Suzhou / Food & Daily Life
Where Suzhou Actually Eats: Guanqian Street, Shiquan Street and Local Food Lanes
Suzhou food is not only something you reserve in a famous restaurant. It is also old pastry shops on Guanqian Street, Taijian Lane restaurants every guidebook seems to mention, Shiquan Street dinners after a garden walk, small noodle shops, snack counters, and everyday lanes where the city feels less polished and more alive. The trick is knowing when you are in tourist Suzhou, when you are in local Suzhou, and how to enjoy both.

Start with Guanqian, but do not stop there
Guanqian Street is the obvious first food area because it is central, walkable, commercial, and full of names visitors recognize. It is not hidden, and it is not trying to be hidden. That is fine. For a first Suzhou trip, convenience matters.
Use Guanqian as a soft landing for old brands, snacks, pastries, and classic restaurant names. Then use the rest of your trip to move outward into quieter streets and more ordinary meals.

Taijian Lane is the old-brand restaurant lane
Mafengwo frames the Taijian Lane area as one of Gusu's first places to look for food, with several of Suzhou's famous restaurants gathered around it. That is why it keeps appearing in local food planning: it is central, name-heavy, and easy to combine with shopping or old-town walking.
Songhelou and Deyuelou are the kinds of names visitors hear quickly, especially around squirrel-shaped mandarin fish and classic Su Bang Cai. They may not be cheap or undiscovered, but they give travelers a clear entry point into Suzhou's restaurant memory.

Shiquan Street is better for a slower evening
Shiquan Street and nearby Fenghuang Street feel different from Guanqian. Mafengwo groups Fenghuang and Shiquan as must-visit food streets, and the area works well if you want dinner after the Master of the Nets Garden, a cafe pause, or a less mall-like evening.
This is a good zone when you want variety: Jiangzhe restaurants, noodles, cafes, bars, and small places that may not feel as packaged for tourists. It is not automatically more local than everywhere else, but it gives you a better chance of a slower meal.

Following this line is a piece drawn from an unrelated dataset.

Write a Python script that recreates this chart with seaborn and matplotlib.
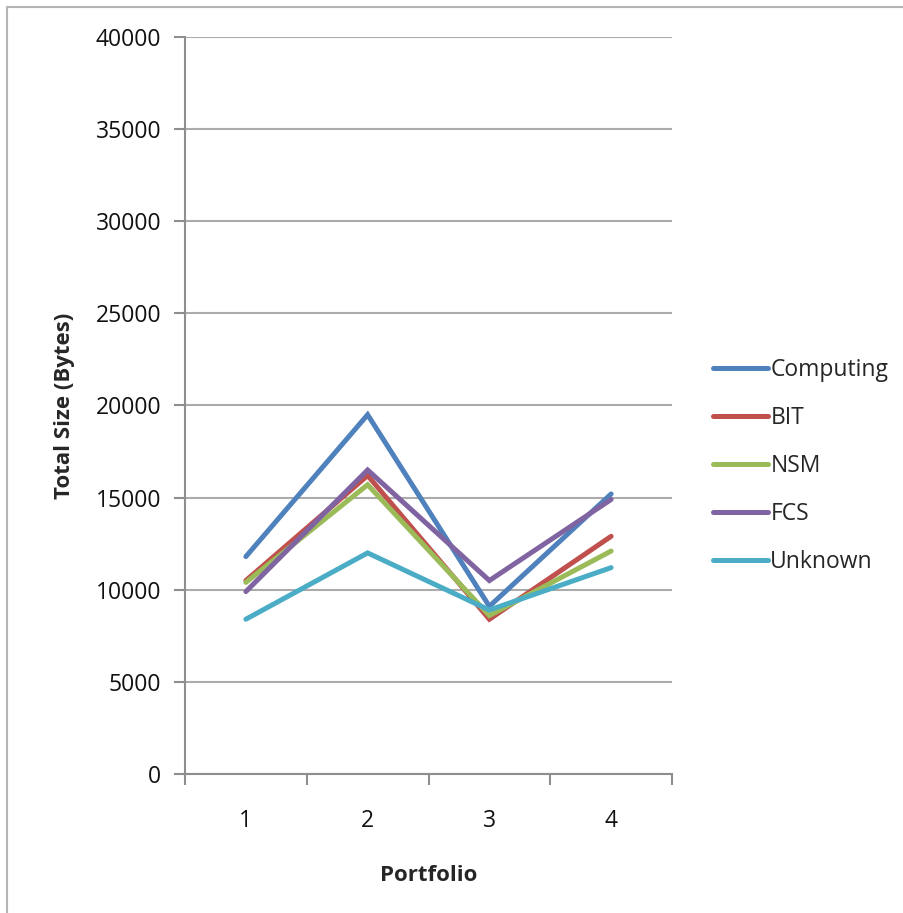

Fengmen Hengjie is the everyday counterpoint
Fengmen Hengjie is useful because it changes the texture of the trip. Instead of polished old brands, you get a more ordinary local street rhythm: small shops, cooked food, market energy, neighborhood errands, and the feeling that dinner is part of daily life.
Western travelers should go with curiosity rather than a checklist. This is not the place to demand perfect English menus or postcard composition. It is the place to notice what people are buying, what smells good, and where a simple bowl or snack makes sense.

What to eat while walking
Look for Su-style noodles, little wontons, pan-fried buns, pastries, braised snacks, seasonal sweets, and whatever a line of locals is actually buying. Mafengwo's Suzhou food page highlights old brands, noodle shops, braised foods, hidden small shops, and classic Suzhou dishes, which is a useful way to think beyond one dish.
A strong Suzhou food day might be noodles in the morning, garden sightseeing, a pastry or snack around Guanqian, a quieter Shiquan dinner, then one later trip to Fengmen Hengjie if you want the local-street version of the city.